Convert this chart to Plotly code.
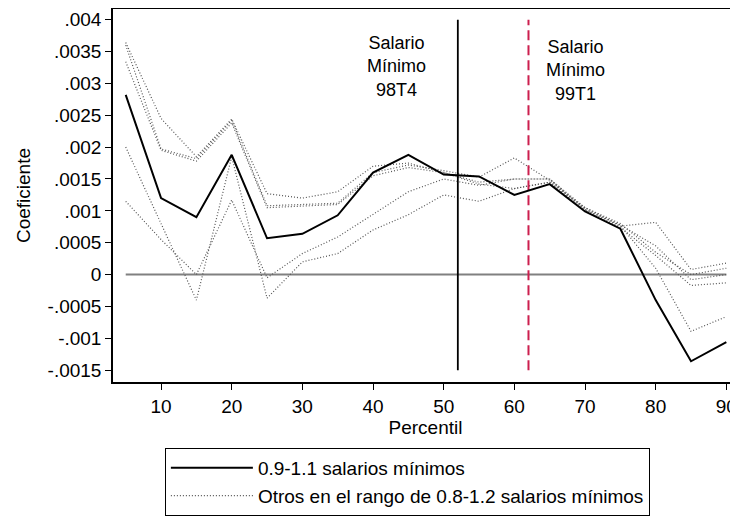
import plotly.graph_objects as go

# ---- data ----
percentil = [5, 10, 15, 20, 25, 30, 35, 40, 45, 50, 55, 60, 65, 70, 75, 80, 85, 90]

main_09_11 = [0.00282, 0.00120, 0.00090, 0.00188, 0.00057, 0.00064, 0.00093, 0.00160, 0.00188,
              0.00157, 0.00154, 0.00125, 0.00142, 0.00099, 0.00072, -0.00040, -0.00136, -0.00106]

otros_a = [0.00364, 0.00245, 0.00185, 0.00244, 0.00127, 0.00120, 0.00130, 0.00170, 0.00175,
           0.00160, 0.00145, 0.00150, 0.00150, 0.00105, 0.00080, 0.00035, 0.00000, 0.00010]
otros_b = [0.00360, 0.00197, 0.00182, 0.00242, 0.00108, 0.00110, 0.00112, 0.00160, 0.00172,
           0.00163, 0.00153, 0.00183, 0.00148, 0.00102, 0.00078, 0.00045, -0.00008, 0.00000]
otros_c = [0.00334, 0.00195, 0.00178, 0.00238, 0.00105, 0.00108, 0.00110, 0.00155, 0.00168,
           0.00160, 0.00142, 0.00135, 0.00145, 0.00100, 0.00074, 0.00030, -0.00017, -0.00013]
otros_d = [0.00200, 0.00080, -0.00040, 0.00185, -0.00037, 0.00020, 0.00033, 0.00070, 0.00094,
           0.00125, 0.00115, 0.00135, 0.00145, 0.00105, 0.00077, 0.00010, -0.00089, -0.00066]
otros_e = [0.00115, 0.00055, 0.00000, 0.00117, -0.00005, 0.00033, 0.00059, 0.00095, 0.00130,
           0.00150, 0.00140, 0.00150, 0.00150, 0.00102, 0.00076, 0.00082, 0.00008, 0.00018]
otros_series = [otros_a, otros_b, otros_c, otros_d, otros_e]

y_tickvals = [0.004, 0.0035, 0.003, 0.0025, 0.002, 0.0015, 0.001, 0.0005, 0, -0.0005, -0.001, -0.0015]
y_ticktext = [".004", ".0035", ".003", ".0025", ".002", ".0015", ".001", ".0005", "0",
              "-.0005", "-.001", "-.0015"]
x_tickvals = [10, 20, 30, 40, 50, 60, 70, 80, 90]

zero_line_x = [5, 90]
zero_line_y = [0, 0]
sm_98t4_x = 52
sm_99t1_x = 62
vline_y = [-0.0015, 0.004]

label_98t4 = "Salario<br>Mínimo<br>98T4"
label_99t1 = "Salario<br>Mínimo<br>99T1"

FONT = "Liberation Sans, Arial, Helvetica, sans-serif"

fig = go.Figure()

# zero reference line
fig.add_trace(go.Scatter(x=zero_line_x, y=zero_line_y, mode="lines",
                         line=dict(color="#808080", width=2), showlegend=False, hoverinfo="skip"))

# dotted comparison series
for i, s in enumerate(otros_series):
    fig.add_trace(go.Scatter(
        x=percentil, y=s, mode="lines",
        line=dict(color="#555555", width=1.2, dash="1px,2px"),
        name="Otros en el rango de 0.8-1.2 salarios mínimos",
        showlegend=(i == 0), legendrank=2, legendgroup="otros"))

# vertical reference lines
fig.add_trace(go.Scatter(x=[sm_98t4_x, sm_98t4_x], y=vline_y, mode="lines",
                         line=dict(color="black", width=1.8), showlegend=False, hoverinfo="skip"))
fig.add_trace(go.Scatter(x=[sm_99t1_x, sm_99t1_x], y=vline_y, mode="lines",
                         line=dict(color="#cc1f4e", width=2, dash="10px,5px"),
                         showlegend=False, hoverinfo="skip"))

# main series
fig.add_trace(go.Scatter(x=percentil, y=main_09_11, mode="lines",
                         line=dict(color="black", width=2),
                         name="0.9-1.1 salarios mínimos", legendrank=1))

annotations = [
    dict(x=43.3, y=0.00327, xref="x", yref="y", text=label_98t4, showarrow=False,
         xanchor="center", yanchor="middle", align="center", font=dict(size=18, color="black")),
    dict(x=68.6, y=0.00321, xref="x", yref="y", text=label_99t1, showarrow=False,
         xanchor="center", yanchor="middle", align="center", font=dict(size=18, color="black")),
]

# the page adds an 8px body margin, so the figure is sized to fit within the window
fig.update_layout(
    width=730, height=508,
    margin=dict(l=105, r=0, t=1, b=124),
    paper_bgcolor="white", plot_bgcolor="white",
    font=dict(family=FONT, size=19, color="black"),
    annotations=annotations,
    legend=dict(x=0.083, y=-0.178, xanchor="left", yanchor="top",
                bordercolor="black", borderwidth=1, bgcolor="white",
                font=dict(size=19), itemwidth=82, tracegroupgap=0),
    showlegend=True,
)

fig.update_xaxes(
    range=[3.2, 91.65], tickvals=x_tickvals, ticks="outside", ticklen=6, tickwidth=1,
    tickcolor="black", showline=True, linecolor="black", linewidth=1.5, mirror=True,
    showgrid=False, zeroline=False, automargin=False,
    title=dict(text="Percentil", font=dict(size=19), standoff=4),
)
fig.update_yaxes(
    range=[-0.001685, 0.004167], tickvals=y_tickvals, ticktext=y_ticktext,
    ticks="outside", ticklen=6, tickwidth=1, tickcolor="black",
    showline=True, linecolor="black", linewidth=1.5, mirror=False,
    showgrid=False, zeroline=False, automargin=False,
    title=dict(text="Coeficiente", font=dict(size=19), standoff=12),
)

fig.write_html("out.html")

*TASK BRIEF*
Restate the data word for word from its first line through the line with "80, 85, 90]", leaving out any picture along the way.

*EXERCISE ANSWER*
Convert this chart to Plotly code.
import plotly.graph_objects as go

# ---- data ----
percentil = [5, 10, 15, 20, 25, 30, 35, 40, 45, 50, 55, 60, 65, 70, 75, 80, 85, 90]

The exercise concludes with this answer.